When I was three years old, the fruity broth of ideas in my head finally fermented enough to make me drunk.

As most of you who’ve been drunk will know; better out than in. Until then, “out” had meant viciously attacking an innocent piece of paper (or any available surface really) with crayons, textas, pencils, chalk, paint, and occasionally charcoal stealthily acquired from our fireplace.

But this was different; somehow, in the primordial ooze, the ideas had strung themselves together into an orderly chain. (When I say orderly, I mean in the same way that a desk or a bedroom that hasn’t been cleaned for a month, or your average man-cave, is orderly. That is, that the owner can see a semblance of order in it even if nobody else can) It was a story, and a story I didn’t feel I could properly regurgitate using only pictures.

The problem was, I hadn’t learned to write yet . So I accosted my mother, and got her to write down the story next to my illustrations as I told it.

And just like that, I was hooked; a literary alcoholic for life, vomiting the intoxicating ideas that collected in my head onto an increasingly sophisticated set of canvases, from scrap paper, to most recently the annoyingly user unfriendly Microsoft Word 2007.

I couldn’t stop; still can’t. A few weeks without writing is all it takes for the idea soup to go rotten and poison me with grumpiness, fatigue, and the kind of empty meaninglessness I expect that public payphones and VHS tapes feel.

Vomiting the stardust of exploded thoughts into the world was an outlet that kept me sane. But by itself, it was like masturbation; sure it was fun, but it was lacking something. A connection.

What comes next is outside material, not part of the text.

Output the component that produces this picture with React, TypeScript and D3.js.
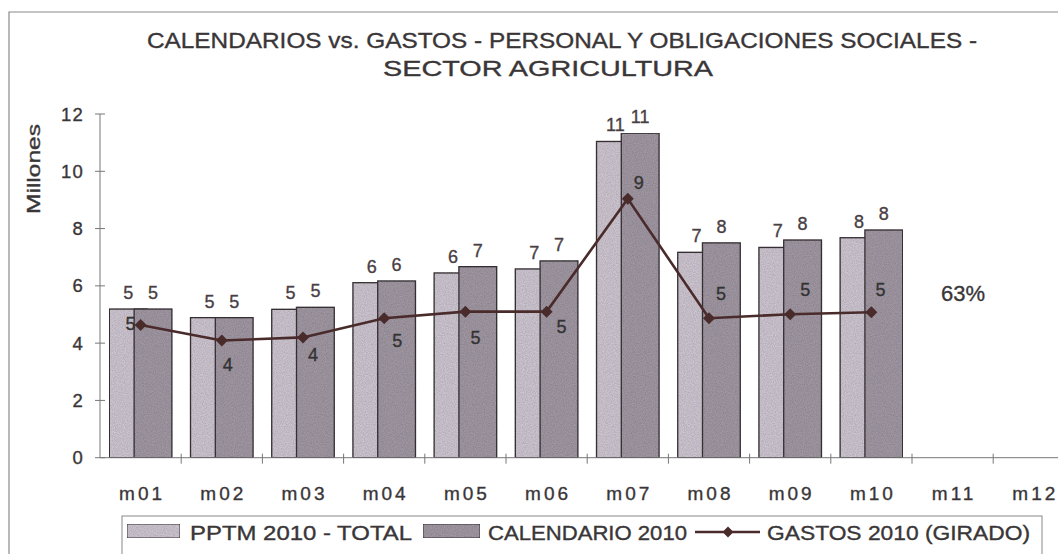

As someone with autism, I’ve always felt as though the world I experience is different to the one other people experience. It’s a very lonely feeling.

Then I began to wonder; what if these stories, these distilled extracts of my tangled brain, could convey to other people the way I thought and felt? What if I could share my soul with others, and perhaps discover that I wasn’t so alien after all?